Yasser Elabd, who claims to be a former Microsoft employee, has accused his former co-workers, in a post published on the whistleblower platform Lioness, of engaging in kickback schemes with the company's licensing partners and officials from Middle Eastern and African states, and the Microsoft leadership of covering up these violations pursuable under the US Foreign Corrupt Practices Act.
Elabd started to suspect misconduct after he noticed that despite his numerous promotions at the company and an impressive trek of high productivity at the sales department, he could not afford the luxurious cars and homes that some of the younger employees who held lower positions were buying. He finally raised his concerns with the superiors in 2016 after he received a request of $40,000 to accelerate closing a deal from one of the Licensing Solution Partners, who were helping Microsoft sell its products in various regions.
"The customer did not appear in Microsoft’s internal database of potential clients.

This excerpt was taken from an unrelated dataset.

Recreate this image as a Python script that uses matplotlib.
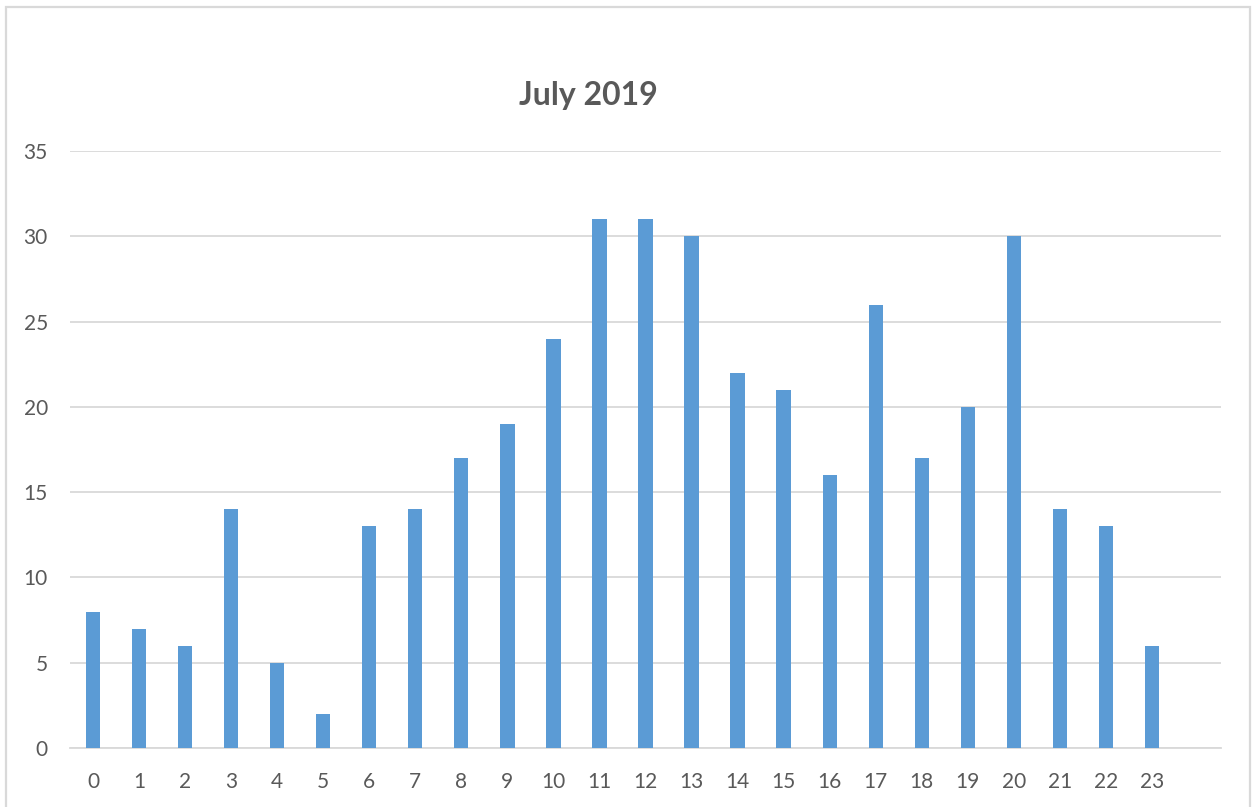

On top of that, the partner in the deal was underqualified for the project’s outlined scope, and he wasn’t even supposed to be doing business with Microsoft: he had been terminated four months earlier for poor performance on the sales team", Elabd says.
The whistleblower addressed one of his supervisors, and after seeing no action, moved further – to the human resources and legal departments, and eventually, after the latter did not investigate the partner, to the Microsoft CEO Satya Nadella. After emailing Nadella, Elabd was contacted by one of the company's vice-presidents, who told him that he just "booked a one-way ticket out of Microsoft".
Elabd says that he was left off all the important deals and finally sacked in 2018 after he refused to undergo a "performance improvement plan" after being "one of the highest performers on the team" for years, according to his own description. The whistleblower believes that his sacking was prompted by him continuing to ask "too many questions".
He did not see the full picture at the time, but two years after he left Microsoft, a former colleague from Saudi Arabia began sending him emails and internal documents, which unveiled the deep corruption in Microsoft, Elabd claims.
Kickback Scheme Involving Government Officials
According to the whistleblower, one of the biggest accounting firms, PricewaterhouseCoopers, conducted an audit of the company's licensing partners, which helped Elabd reconstruct the kickback scheme, which he believes resulted in $200 million a year redistributed between Microsoft employees, partners and various government officials.
Elabd believes that Microsoft executives or salespersons were offering side agreements to the partners and the decision-makers in the governments of Middle Eastern and African states, which involved them requesting discounts on the company's products and Microsoft formally proposing it. However, despite that, the respective governments would pay for the contract in full, and the sum that should have been discounted would then be redistributed between the participants of the scheme, Elabd claims.
"In my estimation, a minimum of $200 million each year goes to Microsoft employees, partners, and government employees. Experience leads me to believe that 60–70 percent of the company’s salespeople and managers in the Middle East, Africa, and parts of Europe are receiving these payments. Among the customers who I believe have received this money are government officials in Ghana, Nigeria, Zimbabwe, Qatar, and Saudi Arabia", the whistleblower says.
The former Microsoft employee claims to have found evidence of this misconduct in several transactions. Namely, the Saudi Ministry of the Interior paid an extra $13.6 million in 2019 for the company's products, he says.
In some cases, the deals with Microsoft should not have taken place in the first place, but still went through presumably due to the actions of the corrupt officials, Microsoft staffers and their licensing partners, Elabd says. For example, Qatar’s Ministry of Education was paying $9.5 million annually over seven years for Microsoft Office and Windows licenses. However, these licenses have never been used, the whistleblower claims.
"In a 2015 meeting with members of the Nigerian Parliament, the president of the Senate complained to me that the government had paid $5.5 million for Microsoft licenses for hardware they did not possess. This should never have happened, because Microsoft’s standard practice was to meet with the National Assembly’s IT department and financial controller to check the number of computers needing licenses before submitting any proposal."
Elabd believes these were not isolated incidents and that Microsoft executives know about the schemes. He recalled that Microsoft was fined by the US over allowing bribery in deals with the governments of Hungary, Saudi Arabia, Thailand, and Turkey. The whistleblower says that he forwarded his findings to the US Department of Justice (DOJ) and the Securities and Exchange Commission (SEC), but both have so far declined to investigate them. Elabd claims that the two agencies cited an inability to gather more evidence on the matter abroad due to the "pandemic" and criticised the failure of the SEC and DOJ to act on his suspicions.